Mr. Montoya has misunderstood both the nature and content of that footnote, and his approach to this case has therefore been off track since its beginning. The footnote was nothing more than an observation that if the Commission were to decide that Mr. Montoya's criminal history and the length of his commitment-free period formed a basis for departing from the guidelines, the Commission "should" explain how those factors have a bearing on Mr. Montoya's parole prognosis. Montoya I, 908 F.2d at 640. Thus, the plain language of the footnote is suggestive and not mandatory. More importantly, it in no way limits the Commission's right and authority to reconsider Mr. Montoya's case as though the first proceeding had not occurred.
The only effect of this court's opinion in Montoya I is to establish, as a matter of law, the previous reasons relied upon by the Commission to conclude Mr. Montoya has a history of assaultive and aggressive behavior are insufficient. On this holding, we ordered the Commission to begin its proceedings again.1 Thus, the premise upon which Mr. Montoya has based his entire habeas case is faulty. We therefore agree with the analysis of the district court.
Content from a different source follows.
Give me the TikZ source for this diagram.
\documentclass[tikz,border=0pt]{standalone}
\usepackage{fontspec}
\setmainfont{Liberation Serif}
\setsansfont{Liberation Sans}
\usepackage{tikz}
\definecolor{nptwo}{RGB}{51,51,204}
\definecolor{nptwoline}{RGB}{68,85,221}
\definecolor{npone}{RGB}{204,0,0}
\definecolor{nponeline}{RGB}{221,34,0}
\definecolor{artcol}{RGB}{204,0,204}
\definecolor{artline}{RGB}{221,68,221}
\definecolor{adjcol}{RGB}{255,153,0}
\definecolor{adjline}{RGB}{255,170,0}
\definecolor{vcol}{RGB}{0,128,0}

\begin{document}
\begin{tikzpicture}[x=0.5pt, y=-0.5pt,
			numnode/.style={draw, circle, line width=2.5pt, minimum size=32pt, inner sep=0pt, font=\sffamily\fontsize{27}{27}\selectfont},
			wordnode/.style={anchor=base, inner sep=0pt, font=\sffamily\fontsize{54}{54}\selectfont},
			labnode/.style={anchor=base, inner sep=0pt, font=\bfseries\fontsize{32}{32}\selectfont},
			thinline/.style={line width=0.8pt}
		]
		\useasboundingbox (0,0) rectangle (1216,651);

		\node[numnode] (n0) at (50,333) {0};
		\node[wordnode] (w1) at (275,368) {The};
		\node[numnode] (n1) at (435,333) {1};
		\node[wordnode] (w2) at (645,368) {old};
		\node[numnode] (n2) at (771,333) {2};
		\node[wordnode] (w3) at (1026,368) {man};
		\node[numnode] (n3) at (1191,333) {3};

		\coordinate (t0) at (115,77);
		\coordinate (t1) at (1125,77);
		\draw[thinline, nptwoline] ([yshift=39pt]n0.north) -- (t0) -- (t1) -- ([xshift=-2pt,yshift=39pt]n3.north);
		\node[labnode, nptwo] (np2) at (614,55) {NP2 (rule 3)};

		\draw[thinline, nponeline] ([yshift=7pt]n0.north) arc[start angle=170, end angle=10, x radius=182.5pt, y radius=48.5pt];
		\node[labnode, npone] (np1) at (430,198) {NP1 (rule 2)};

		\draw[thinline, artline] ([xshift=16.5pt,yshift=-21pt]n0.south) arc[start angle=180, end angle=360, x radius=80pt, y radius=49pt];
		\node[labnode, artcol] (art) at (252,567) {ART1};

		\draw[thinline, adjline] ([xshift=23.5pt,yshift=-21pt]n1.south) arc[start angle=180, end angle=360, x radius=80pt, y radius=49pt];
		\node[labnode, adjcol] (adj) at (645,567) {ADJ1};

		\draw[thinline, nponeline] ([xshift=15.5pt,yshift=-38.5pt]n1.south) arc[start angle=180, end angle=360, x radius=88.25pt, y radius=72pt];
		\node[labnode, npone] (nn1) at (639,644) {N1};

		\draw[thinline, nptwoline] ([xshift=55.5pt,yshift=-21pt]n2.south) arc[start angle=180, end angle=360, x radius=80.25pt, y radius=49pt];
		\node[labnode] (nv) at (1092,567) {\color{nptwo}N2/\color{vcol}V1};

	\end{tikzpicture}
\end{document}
Because of Mr. Montoya's belief and insistence that the Commission disobeyed the import of footnote five in Montoya I, we have examined the record on that subject. This review is guided by the fact that we did not prohibit the Commission from referring to Mr. Montoya's criminal history in determining his presumptive parole date, as Mr. Montoya believes. Instead, we suggested the Commission explain how that history affected Mr. Montoya's parole prognosis. That explanation was made.
Mr. Montoya argues with the Commission's characterization of his drug dealing activities, but that characterization is not inconsistent with the record made before the Commission. We therefore have no basis for concluding the Commission has violated our mandate in any way.
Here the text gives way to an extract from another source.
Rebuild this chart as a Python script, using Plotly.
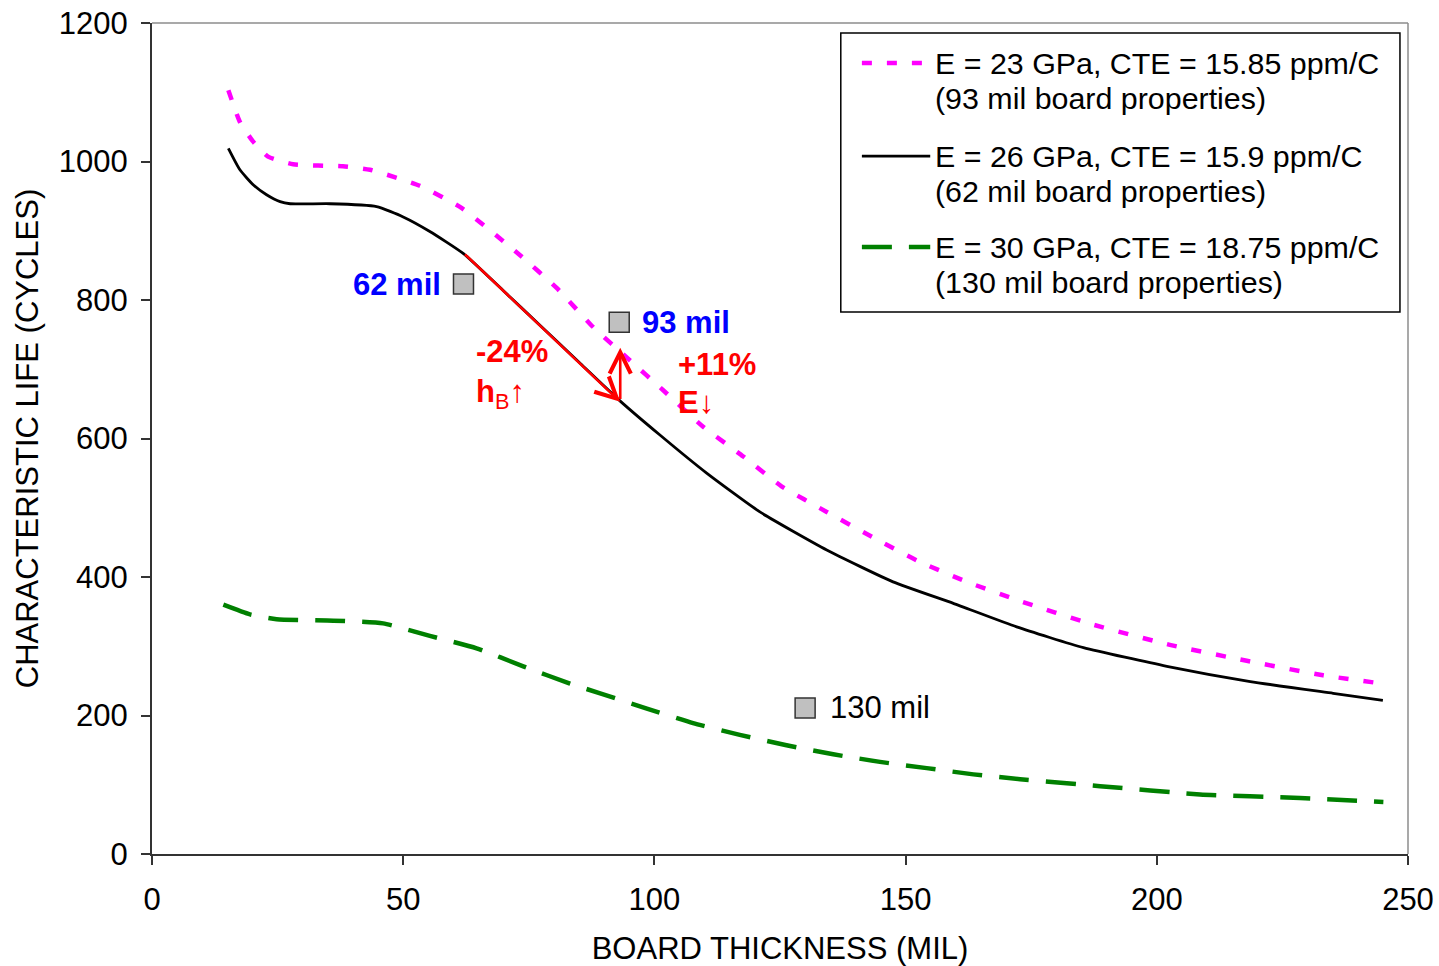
import plotly.graph_objects as go

FONT = "Arial, 'Liberation Sans', sans-serif"
FS = 31
FS_LEG = 30.4

# ---- data ----
x_mag = [15.2, 17.5, 20.1, 23.1, 28.1, 38.0, 43.4, 53.3, 61.6, 73.2, 80.6, 87.8, 95.1, 101.7,
         109.7, 117.7, 125.3, 134.3, 143.3, 152.5, 162.2, 172.1, 187.4, 202.6, 217.9, 233.1, 245.0]
y_mag = [1103, 1057, 1029, 1007, 996, 993, 988, 965, 933, 865, 817, 761, 713, 670,
         617, 574, 531, 494, 458, 423, 393, 367, 331, 302, 279, 258, 246]

x_blk = [15.2, 17.5, 20.2, 22.8, 25.5, 27.5, 35.4, 44.7, 50.0, 55.3, 62.0, 70.0, 77.0, 85.0, 93.2, 101.1,
         110.4, 121.0, 134.3, 147.5, 159.5, 172.1, 185.4, 202.0, 218.6, 235.1, 245.0]
y_blk = [1019, 988, 966, 952, 942, 939, 939, 935, 920, 899, 867, 813, 765, 710, 654, 605,
         550, 494, 439, 393, 362, 328, 298, 271, 249, 232, 222]

x_grn = [14.2, 19.5, 24.8, 36.1, 46.0, 55.3, 64.6, 73.9, 83.2, 89.2, 98.5, 107.7, 117.0, 126.3,
         135.6, 144.9, 154.2, 163.5, 172.8, 188.7, 208.6, 228.5, 245.1]
y_grn = [360, 346, 339, 337, 333, 315, 297, 271, 246, 232, 210, 189, 172, 157,
         144, 133, 124, 115, 108, 98, 86, 81, 75]

series_names = ["E = 23 GPa, CTE = 15.85 ppm/C", "E = 26 GPa, CTE = 15.9 ppm/C", "E = 30 GPa, CTE = 18.75 ppm/C"]
series_notes = ["(93 mil board properties)", "(62 mil board properties)", "(130 mil board properties)"]

board_x = [62, 93, 130]
board_y = [823, 768, 211]
board_labels = ["62 mil", "93 mil", "130 mil"]

x_ticks = [0, 50, 100, 150, 200, 250]
y_ticks = [0, 200, 400, 600, 800, 1000, 1200]

# arrows: 62 mil -> 93 mil along the black curve, then E change at 93 mil
arrow_thick = dict(x0=62.0, y0=868, x1=93.2, y1=653)
arrow_E = dict(x=93.2, y0=655, y1=731)

fig = go.Figure()

styles = [
    dict(color="#ff00ff", width=4.5, dash="10px,15px"),
    dict(color="#000000", width=2.8, dash="solid"),
    dict(color="#008000", width=4.5, dash="30px,17px"),
]
for xs, ys, st in zip([x_mag, x_blk, x_grn], [y_mag, y_blk, y_grn], styles):
    fig.add_trace(go.Scatter(x=xs, y=ys, mode="lines", showlegend=False,
                             line=dict(color=st["color"], width=st["width"], dash=st["dash"],
                                       shape="spline", smoothing=0.5)))

fig.add_trace(go.Scatter(x=board_x, y=board_y, mode="markers", showlegend=False,
                         marker=dict(symbol="square", size=20, color="#c0c0c0",
                                     line=dict(color="#333333", width=1.5))))

annotations = []
# red arrows
annotations.append(dict(x=arrow_thick["x1"], y=arrow_thick["y1"], ax=arrow_thick["x0"], ay=arrow_thick["y0"],
                        xref="x", yref="y", axref="x", ayref="y", text="", showarrow=True,
                        arrowhead=5, arrowsize=1.6, arrowwidth=2.6, arrowcolor="#ff0000"))
annotations.append(dict(x=arrow_E["x"], y=arrow_E["y1"], ax=arrow_E["x"], ay=arrow_E["y0"],
                        xref="x", yref="y", axref="x", ayref="y", text="", showarrow=True,
                        arrowhead=5, arrowsize=1.6, arrowwidth=2.6, arrowcolor="#ff0000"))

red = "#ff0000"
annotations += [
    dict(x=71.7, y=725, text="<b>-24%</b>", showarrow=False, font=dict(size=FS, color=red, family=FONT)),
    dict(x=69.3, y=664, text="<b>h</b><sub>B</sub>↑", showarrow=False, font=dict(size=FS, color=red, family=FONT)),
    dict(x=112.5, y=707, text="<b>+11%</b>", showarrow=False, font=dict(size=FS, color=red, family=FONT)),
    dict(x=108.3, y=652, text="<b>E</b>↓", showarrow=False, font=dict(size=FS, color=red, family=FONT)),
]
# board labels
blue = "#0000ff"
annotations += [
    dict(x=board_x[0] - 4.0, y=board_y[0], text="<b>" + board_labels[0] + "</b>", xanchor="right",
         showarrow=False, font=dict(size=FS, color=blue, family=FONT)),
    dict(x=board_x[1] + 4.1, y=board_y[1], text="<b>" + board_labels[1] + "</b>", xanchor="left",
         showarrow=False, font=dict(size=FS, color=blue, family=FONT)),
    dict(x=board_x[2] + 4.6, y=board_y[2], text=board_labels[2], xanchor="left",
         showarrow=False, font=dict(size=FS, color="#000000", family=FONT)),
]

# manual legend
leg_x0, leg_x1, leg_y0, leg_y1 = 137.1, 248.4, 782.7, 1185.6
shapes = [
    dict(type="rect", xref="x", yref="y", x0=leg_x0, x1=leg_x1, y0=leg_y0, y1=leg_y1,
         line=dict(color="#000000", width=1.5), fillcolor="white", layer="below"),
    # top and right frame
    dict(type="line", xref="paper", yref="paper", x0=0, x1=1, y0=1, y1=1, line=dict(color="#8c8c8c", width=1.5)),
    dict(type="line", xref="paper", yref="paper", x0=1, x1=1, y0=0, y1=1, line=dict(color="#8c8c8c", width=1.5)),
]
leg_line_y = [1142.2, 1007.9, 876.5]
leg_note_y = [1091.7, 957.4, 826.0]
for st, ly, ny, name, note in zip(styles, leg_line_y, leg_note_y, series_names, series_notes):
    shapes.append(dict(type="line", xref="x", yref="y", x0=141.3, x1=154.9, y0=ly, y1=ly,
                       line=dict(color=st["color"], width=st["width"], dash=st["dash"])))
    annotations.append(dict(x=155.5, y=ly, text=name, xanchor="left", showarrow=False,
                            font=dict(size=FS_LEG, color="#000000", family=FONT)))
    annotations.append(dict(x=155.5, y=ny, text=note, xanchor="left", showarrow=False,
                            font=dict(size=FS_LEG, color="#000000", family=FONT)))

fig.update_layout(
    width=1439, height=966,
    margin=dict(l=152, r=31, t=23, b=112, autoexpand=False),
    paper_bgcolor="white", plot_bgcolor="white",
    font=dict(family=FONT, size=FS, color="#000000"),
    showlegend=False,
    annotations=annotations,
    shapes=shapes,
)
fig.update_xaxes(
    range=[0, 250], tickvals=x_ticks, ticktext=[str(v) for v in x_ticks],
    showgrid=False, zeroline=False, showline=True, linecolor="#333333", linewidth=2,
    ticks="outside", ticklen=9, tickwidth=2, tickcolor="#333333",
    tickfont=dict(size=FS, family=FONT, color="#000000"), ticklabelstandoff=8,
    title=dict(text="BOARD THICKNESS (MIL)", font=dict(size=FS, family=FONT), standoff=25),
)
fig.update_yaxes(
    range=[0, 1200], tickvals=y_ticks, ticktext=[str(v) for v in y_ticks],
    showgrid=False, zeroline=False, showline=True, linecolor="#333333", linewidth=2,
    ticks="outside", ticklen=9, tickwidth=2, tickcolor="#333333",
    tickfont=dict(size=FS, family=FONT, color="#000000"), ticklabelstandoff=7,
    title=dict(text="CHARACTERISTIC LIFE (CYCLES)", font=dict(size=FS, family=FONT), standoff=11),
)

fig.write_html("out.html", config={"displayModeBar": False},
               post_script="document.body.style.margin='0px';document.body.style.overflow='hidden';")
We AFFIRM the judgment of the district court for the reasons stated in its order of March 24, 1992. Appellant's pending motions in this court are DENIED as moot.
This order and judgment has no precedential value and shall not be cited, or used by any court within the Tenth Circuit, except for purposes of establishing the doctrines of the law of the case, res judicata, or collateral estoppel. 10th Cir.R. 36.3
That can be the only result from a mandate ordering "further proceedings."